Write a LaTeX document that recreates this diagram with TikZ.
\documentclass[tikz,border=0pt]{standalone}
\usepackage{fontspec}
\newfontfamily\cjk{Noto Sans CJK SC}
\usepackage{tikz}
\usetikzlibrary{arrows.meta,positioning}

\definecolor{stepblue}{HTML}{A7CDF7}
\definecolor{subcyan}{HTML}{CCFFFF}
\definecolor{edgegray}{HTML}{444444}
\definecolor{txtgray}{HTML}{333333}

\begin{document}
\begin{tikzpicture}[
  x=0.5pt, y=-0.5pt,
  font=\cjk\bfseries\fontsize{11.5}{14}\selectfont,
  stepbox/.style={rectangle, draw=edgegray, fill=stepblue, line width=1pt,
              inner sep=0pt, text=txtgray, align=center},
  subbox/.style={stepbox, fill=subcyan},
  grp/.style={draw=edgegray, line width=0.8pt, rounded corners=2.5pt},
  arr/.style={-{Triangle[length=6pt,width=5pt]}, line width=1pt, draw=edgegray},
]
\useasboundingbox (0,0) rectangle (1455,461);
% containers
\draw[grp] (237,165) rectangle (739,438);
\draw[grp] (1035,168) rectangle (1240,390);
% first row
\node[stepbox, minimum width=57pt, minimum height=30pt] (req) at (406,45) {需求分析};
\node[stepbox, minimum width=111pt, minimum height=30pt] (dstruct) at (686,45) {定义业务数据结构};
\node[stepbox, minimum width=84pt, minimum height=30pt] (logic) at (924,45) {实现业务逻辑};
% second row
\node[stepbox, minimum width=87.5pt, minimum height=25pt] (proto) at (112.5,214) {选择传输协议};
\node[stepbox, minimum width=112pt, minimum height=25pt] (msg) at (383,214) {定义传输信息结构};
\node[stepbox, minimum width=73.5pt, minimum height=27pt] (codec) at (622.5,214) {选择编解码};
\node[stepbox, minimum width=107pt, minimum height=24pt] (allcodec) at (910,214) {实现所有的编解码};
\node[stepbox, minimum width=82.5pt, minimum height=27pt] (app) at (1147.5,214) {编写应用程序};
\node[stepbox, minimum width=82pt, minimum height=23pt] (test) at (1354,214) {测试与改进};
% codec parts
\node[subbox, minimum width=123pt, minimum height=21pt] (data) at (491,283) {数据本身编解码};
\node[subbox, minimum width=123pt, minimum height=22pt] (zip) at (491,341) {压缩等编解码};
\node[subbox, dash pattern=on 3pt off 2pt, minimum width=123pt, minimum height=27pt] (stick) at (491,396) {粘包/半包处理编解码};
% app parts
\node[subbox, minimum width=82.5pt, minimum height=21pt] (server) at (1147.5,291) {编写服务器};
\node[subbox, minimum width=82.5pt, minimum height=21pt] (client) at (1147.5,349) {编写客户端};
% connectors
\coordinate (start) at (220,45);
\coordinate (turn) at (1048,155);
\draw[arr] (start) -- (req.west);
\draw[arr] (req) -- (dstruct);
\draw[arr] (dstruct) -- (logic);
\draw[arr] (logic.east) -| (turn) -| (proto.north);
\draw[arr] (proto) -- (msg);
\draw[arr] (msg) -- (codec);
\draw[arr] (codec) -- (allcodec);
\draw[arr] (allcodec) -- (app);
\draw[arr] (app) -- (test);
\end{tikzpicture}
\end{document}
● ● ● ● ●
WHAT IS REQUIRED:
Reproduce the material above, every line of it, exactly.

WRITTEN RESPONSE:
Write a LaTeX document that recreates this diagram with TikZ.
\documentclass[tikz,border=0pt]{standalone}
\usepackage{fontspec}
\newfontfamily\cjk{Noto Sans CJK SC}
\usepackage{tikz}
\usetikzlibrary{arrows.meta,positioning}

\definecolor{stepblue}{HTML}{A7CDF7}
\definecolor{subcyan}{HTML}{CCFFFF}
\definecolor{edgegray}{HTML}{444444}
\definecolor{txtgray}{HTML}{333333}

\begin{document}
\begin{tikzpicture}[
  x=0.5pt, y=-0.5pt,
  font=\cjk\bfseries\fontsize{11.5}{14}\selectfont,
  stepbox/.style={rectangle, draw=edgegray, fill=stepblue, line width=1pt,
              inner sep=0pt, text=txtgray, align=center},
  subbox/.style={stepbox, fill=subcyan},
  grp/.style={draw=edgegray, line width=0.8pt, rounded corners=2.5pt},
  arr/.style={-{Triangle[length=6pt,width=5pt]}, line width=1pt, draw=edgegray},
]
\useasboundingbox (0,0) rectangle (1455,461);
% containers
\draw[grp] (237,165) rectangle (739,438);
\draw[grp] (1035,168) rectangle (1240,390);
% first row
\node[stepbox, minimum width=57pt, minimum height=30pt] (req) at (406,45) {需求分析};
\node[stepbox, minimum width=111pt, minimum height=30pt] (dstruct) at (686,45) {定义业务数据结构};
\node[stepbox, minimum width=84pt, minimum height=30pt] (logic) at (924,45) {实现业务逻辑};
% second row
\node[stepbox, minimum width=87.5pt, minimum height=25pt] (proto) at (112.5,214) {选择传输协议};
\node[stepbox, minimum width=112pt, minimum height=25pt] (msg) at (383,214) {定义传输信息结构};
\node[stepbox, minimum width=73.5pt, minimum height=27pt] (codec) at (622.5,214) {选择编解码};
\node[stepbox, minimum width=107pt, minimum height=24pt] (allcodec) at (910,214) {实现所有的编解码};
\node[stepbox, minimum width=82.5pt, minimum height=27pt] (app) at (1147.5,214) {编写应用程序};
\node[stepbox, minimum width=82pt, minimum height=23pt] (test) at (1354,214) {测试与改进};
% codec parts
\node[subbox, minimum width=123pt, minimum height=21pt] (data) at (491,283) {数据本身编解码};
\node[subbox, minimum width=123pt, minimum height=22pt] (zip) at (491,341) {压缩等编解码};
\node[subbox, dash pattern=on 3pt off 2pt, minimum width=123pt, minimum height=27pt] (stick) at (491,396) {粘包/半包处理编解码};
% app parts
\node[subbox, minimum width=82.5pt, minimum height=21pt] (server) at (1147.5,291) {编写服务器};
\node[subbox, minimum width=82.5pt, minimum height=21pt] (client) at (1147.5,349) {编写客户端};
% connectors
\coordinate (start) at (220,45);
\coordinate (turn) at (1048,155);
\draw[arr] (start) -- (req.west);
\draw[arr] (req) -- (dstruct);
\draw[arr] (dstruct) -- (logic);
\draw[arr] (logic.east) -| (turn) -| (proto.north);
\draw[arr] (proto) -- (msg);
\draw[arr] (msg) -- (codec);
\draw[arr] (codec) -- (allcodec);
\draw[arr] (allcodec) -- (app);
\draw[arr] (app) -- (test);
\end{tikzpicture}
\end{document}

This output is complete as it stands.